THE PROBLEM →
Draw out every line with the word "that" from the listing below.

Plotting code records
================================

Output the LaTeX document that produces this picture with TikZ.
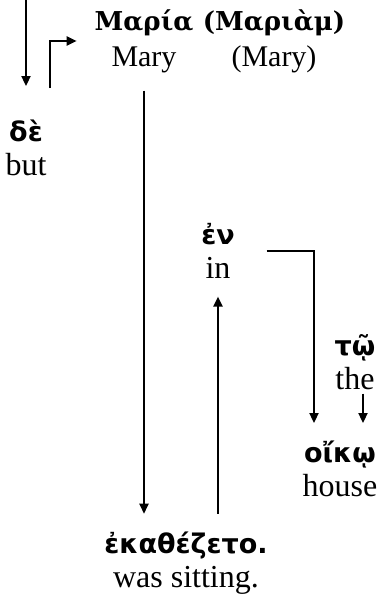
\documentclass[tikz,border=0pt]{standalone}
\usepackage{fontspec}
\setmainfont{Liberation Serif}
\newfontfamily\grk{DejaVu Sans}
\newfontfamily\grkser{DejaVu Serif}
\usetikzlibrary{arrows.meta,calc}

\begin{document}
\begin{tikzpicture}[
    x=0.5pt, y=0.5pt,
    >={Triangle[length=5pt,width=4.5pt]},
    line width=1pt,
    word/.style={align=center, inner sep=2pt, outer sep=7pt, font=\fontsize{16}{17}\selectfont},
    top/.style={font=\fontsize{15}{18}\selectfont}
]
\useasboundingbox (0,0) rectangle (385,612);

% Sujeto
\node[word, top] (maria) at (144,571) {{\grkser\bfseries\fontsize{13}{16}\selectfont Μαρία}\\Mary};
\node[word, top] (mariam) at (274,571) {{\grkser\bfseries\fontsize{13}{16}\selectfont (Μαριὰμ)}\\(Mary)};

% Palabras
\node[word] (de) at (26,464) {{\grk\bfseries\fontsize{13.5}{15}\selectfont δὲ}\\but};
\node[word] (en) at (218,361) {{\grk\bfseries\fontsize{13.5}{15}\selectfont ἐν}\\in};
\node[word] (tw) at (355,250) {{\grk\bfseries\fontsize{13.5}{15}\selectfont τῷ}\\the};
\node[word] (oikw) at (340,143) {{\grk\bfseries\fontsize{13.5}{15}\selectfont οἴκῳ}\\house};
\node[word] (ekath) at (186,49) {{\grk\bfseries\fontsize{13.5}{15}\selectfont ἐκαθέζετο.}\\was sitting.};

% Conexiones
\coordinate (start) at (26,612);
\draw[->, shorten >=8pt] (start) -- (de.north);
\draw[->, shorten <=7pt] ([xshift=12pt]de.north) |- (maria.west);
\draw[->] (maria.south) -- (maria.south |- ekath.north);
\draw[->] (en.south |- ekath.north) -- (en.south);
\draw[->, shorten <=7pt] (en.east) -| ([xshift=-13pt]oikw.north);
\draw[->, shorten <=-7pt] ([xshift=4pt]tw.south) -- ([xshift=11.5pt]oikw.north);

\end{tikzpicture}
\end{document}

================================

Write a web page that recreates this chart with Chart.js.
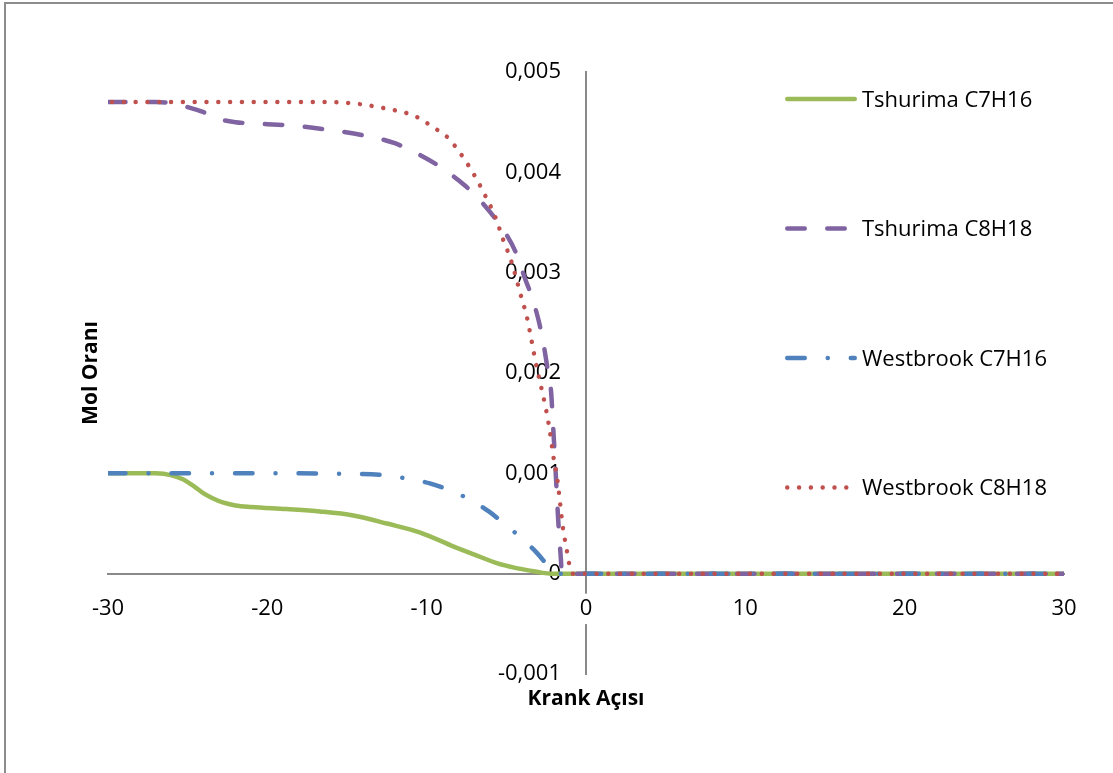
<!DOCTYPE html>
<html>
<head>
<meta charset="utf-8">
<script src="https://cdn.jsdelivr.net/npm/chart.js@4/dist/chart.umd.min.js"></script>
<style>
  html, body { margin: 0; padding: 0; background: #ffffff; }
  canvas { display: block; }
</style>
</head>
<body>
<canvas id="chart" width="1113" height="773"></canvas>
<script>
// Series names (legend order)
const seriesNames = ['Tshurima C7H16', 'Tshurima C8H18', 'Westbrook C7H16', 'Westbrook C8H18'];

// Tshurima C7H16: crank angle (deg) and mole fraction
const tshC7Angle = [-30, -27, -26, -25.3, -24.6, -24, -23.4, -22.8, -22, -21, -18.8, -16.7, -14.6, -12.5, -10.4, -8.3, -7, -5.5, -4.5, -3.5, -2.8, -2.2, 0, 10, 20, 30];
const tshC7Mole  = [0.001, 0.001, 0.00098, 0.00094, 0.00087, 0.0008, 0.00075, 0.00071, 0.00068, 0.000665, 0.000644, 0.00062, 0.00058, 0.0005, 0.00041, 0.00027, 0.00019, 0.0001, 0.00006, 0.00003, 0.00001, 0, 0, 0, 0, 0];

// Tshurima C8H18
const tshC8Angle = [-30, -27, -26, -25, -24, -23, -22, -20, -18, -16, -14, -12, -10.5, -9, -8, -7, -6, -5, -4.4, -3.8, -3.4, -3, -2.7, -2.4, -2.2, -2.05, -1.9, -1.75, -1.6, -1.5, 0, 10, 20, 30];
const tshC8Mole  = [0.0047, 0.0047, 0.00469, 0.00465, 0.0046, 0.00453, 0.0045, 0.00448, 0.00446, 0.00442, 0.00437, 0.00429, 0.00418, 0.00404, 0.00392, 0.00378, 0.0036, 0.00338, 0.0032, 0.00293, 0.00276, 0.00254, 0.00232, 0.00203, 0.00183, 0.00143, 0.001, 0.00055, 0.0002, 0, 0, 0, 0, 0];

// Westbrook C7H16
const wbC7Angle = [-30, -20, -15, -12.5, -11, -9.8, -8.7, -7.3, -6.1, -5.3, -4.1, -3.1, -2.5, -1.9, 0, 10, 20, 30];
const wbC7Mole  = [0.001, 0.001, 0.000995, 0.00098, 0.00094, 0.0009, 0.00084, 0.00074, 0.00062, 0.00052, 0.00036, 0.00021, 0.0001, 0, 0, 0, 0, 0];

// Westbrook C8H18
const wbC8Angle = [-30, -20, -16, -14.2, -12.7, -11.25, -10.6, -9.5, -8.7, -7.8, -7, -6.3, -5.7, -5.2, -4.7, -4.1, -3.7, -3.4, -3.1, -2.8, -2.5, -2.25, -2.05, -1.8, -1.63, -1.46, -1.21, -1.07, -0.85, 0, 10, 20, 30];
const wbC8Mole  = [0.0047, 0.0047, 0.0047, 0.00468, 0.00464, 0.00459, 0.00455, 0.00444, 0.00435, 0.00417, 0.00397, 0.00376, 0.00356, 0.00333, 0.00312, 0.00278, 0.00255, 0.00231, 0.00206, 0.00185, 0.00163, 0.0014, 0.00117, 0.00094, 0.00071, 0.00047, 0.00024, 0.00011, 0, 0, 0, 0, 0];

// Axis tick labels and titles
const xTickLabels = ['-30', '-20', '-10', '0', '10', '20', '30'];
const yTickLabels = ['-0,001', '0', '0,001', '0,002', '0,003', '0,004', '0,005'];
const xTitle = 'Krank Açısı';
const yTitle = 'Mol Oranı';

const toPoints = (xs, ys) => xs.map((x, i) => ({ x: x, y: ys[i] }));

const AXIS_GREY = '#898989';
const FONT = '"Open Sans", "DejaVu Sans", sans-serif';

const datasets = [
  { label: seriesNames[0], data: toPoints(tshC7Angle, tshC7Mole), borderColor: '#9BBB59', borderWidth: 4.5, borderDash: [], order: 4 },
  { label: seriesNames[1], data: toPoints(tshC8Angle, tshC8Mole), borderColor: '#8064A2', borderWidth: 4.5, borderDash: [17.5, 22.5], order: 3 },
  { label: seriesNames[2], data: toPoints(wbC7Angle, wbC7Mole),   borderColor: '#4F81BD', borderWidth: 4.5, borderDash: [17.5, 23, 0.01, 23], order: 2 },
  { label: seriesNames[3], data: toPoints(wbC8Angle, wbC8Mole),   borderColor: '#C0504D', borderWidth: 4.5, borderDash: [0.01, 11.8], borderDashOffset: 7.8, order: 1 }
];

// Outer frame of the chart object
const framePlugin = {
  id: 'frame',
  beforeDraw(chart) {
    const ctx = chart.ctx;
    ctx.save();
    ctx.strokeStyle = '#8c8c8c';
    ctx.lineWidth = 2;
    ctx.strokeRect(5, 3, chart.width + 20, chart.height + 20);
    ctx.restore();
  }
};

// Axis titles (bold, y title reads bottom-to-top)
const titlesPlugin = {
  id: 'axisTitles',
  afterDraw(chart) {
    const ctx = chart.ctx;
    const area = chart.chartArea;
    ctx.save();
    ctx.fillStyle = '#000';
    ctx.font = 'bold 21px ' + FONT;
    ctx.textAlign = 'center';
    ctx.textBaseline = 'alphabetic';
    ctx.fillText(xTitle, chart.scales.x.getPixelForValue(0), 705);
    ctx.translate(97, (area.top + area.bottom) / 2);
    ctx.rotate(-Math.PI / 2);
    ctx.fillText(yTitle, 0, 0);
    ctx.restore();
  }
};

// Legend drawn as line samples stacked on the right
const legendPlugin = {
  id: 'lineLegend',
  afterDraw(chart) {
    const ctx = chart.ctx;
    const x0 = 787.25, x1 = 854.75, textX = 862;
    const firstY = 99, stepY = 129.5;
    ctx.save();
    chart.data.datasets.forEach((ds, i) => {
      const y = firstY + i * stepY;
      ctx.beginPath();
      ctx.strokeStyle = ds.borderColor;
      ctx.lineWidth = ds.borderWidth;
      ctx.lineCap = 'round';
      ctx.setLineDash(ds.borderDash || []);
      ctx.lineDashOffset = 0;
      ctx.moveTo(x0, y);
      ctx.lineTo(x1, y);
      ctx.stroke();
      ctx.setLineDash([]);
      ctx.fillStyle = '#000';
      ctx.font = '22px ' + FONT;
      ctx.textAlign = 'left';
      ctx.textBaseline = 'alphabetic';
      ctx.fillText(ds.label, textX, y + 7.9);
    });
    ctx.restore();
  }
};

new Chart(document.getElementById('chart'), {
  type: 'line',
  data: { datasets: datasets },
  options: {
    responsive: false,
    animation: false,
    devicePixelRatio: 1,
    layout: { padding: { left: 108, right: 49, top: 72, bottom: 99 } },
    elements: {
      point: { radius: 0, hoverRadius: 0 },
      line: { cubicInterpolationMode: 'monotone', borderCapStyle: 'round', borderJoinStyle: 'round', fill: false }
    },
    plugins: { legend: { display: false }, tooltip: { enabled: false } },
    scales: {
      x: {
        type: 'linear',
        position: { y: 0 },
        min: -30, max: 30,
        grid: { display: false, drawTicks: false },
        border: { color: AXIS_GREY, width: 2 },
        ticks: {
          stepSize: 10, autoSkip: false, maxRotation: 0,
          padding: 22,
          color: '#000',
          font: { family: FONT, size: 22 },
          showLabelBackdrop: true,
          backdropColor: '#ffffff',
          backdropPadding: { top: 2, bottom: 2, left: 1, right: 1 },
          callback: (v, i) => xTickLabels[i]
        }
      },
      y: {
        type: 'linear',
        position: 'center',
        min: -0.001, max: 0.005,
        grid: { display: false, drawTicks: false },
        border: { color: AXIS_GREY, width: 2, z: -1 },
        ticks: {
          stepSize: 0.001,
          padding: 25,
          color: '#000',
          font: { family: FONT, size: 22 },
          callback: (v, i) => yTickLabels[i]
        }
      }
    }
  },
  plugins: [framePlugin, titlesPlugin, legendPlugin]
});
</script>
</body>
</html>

================================

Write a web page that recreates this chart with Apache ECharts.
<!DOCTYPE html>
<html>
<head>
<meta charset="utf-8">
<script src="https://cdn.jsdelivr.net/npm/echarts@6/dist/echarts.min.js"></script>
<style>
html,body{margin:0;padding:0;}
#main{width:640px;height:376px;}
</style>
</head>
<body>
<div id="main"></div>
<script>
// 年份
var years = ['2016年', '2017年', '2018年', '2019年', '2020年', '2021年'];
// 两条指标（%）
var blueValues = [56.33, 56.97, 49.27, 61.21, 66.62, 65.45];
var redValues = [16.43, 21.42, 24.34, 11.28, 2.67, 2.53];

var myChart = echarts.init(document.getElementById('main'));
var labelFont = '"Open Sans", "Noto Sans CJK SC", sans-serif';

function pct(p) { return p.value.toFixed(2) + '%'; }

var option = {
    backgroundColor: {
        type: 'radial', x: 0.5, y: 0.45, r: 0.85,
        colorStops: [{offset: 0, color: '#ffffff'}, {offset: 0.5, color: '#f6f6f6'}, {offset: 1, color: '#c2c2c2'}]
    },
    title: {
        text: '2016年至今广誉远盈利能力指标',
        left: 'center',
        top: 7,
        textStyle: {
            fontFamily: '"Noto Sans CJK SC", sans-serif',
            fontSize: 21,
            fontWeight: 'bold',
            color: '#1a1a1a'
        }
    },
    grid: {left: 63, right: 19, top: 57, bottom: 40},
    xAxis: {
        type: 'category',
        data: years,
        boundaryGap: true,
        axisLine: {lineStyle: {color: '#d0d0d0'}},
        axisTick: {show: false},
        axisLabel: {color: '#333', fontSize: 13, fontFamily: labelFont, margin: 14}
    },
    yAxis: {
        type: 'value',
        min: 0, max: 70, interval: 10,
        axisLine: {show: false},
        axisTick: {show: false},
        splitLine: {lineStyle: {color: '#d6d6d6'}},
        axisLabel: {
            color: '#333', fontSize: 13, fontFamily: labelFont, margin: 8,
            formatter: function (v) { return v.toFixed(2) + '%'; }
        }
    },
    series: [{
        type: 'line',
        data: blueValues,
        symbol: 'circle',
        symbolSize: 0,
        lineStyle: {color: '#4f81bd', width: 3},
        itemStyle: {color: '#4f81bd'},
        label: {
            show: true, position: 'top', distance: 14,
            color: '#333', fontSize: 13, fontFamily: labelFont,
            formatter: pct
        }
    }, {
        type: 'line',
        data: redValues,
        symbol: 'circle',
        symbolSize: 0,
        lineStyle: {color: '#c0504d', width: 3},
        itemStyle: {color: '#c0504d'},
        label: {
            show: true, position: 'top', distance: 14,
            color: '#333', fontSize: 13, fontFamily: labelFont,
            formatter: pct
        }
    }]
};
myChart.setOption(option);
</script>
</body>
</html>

================================

TASK RESPONSE →
Output the LaTeX document that produces this picture with TikZ.
Write a web page that recreates this chart with Chart.js.
Write a web page that recreates this chart with Apache ECharts.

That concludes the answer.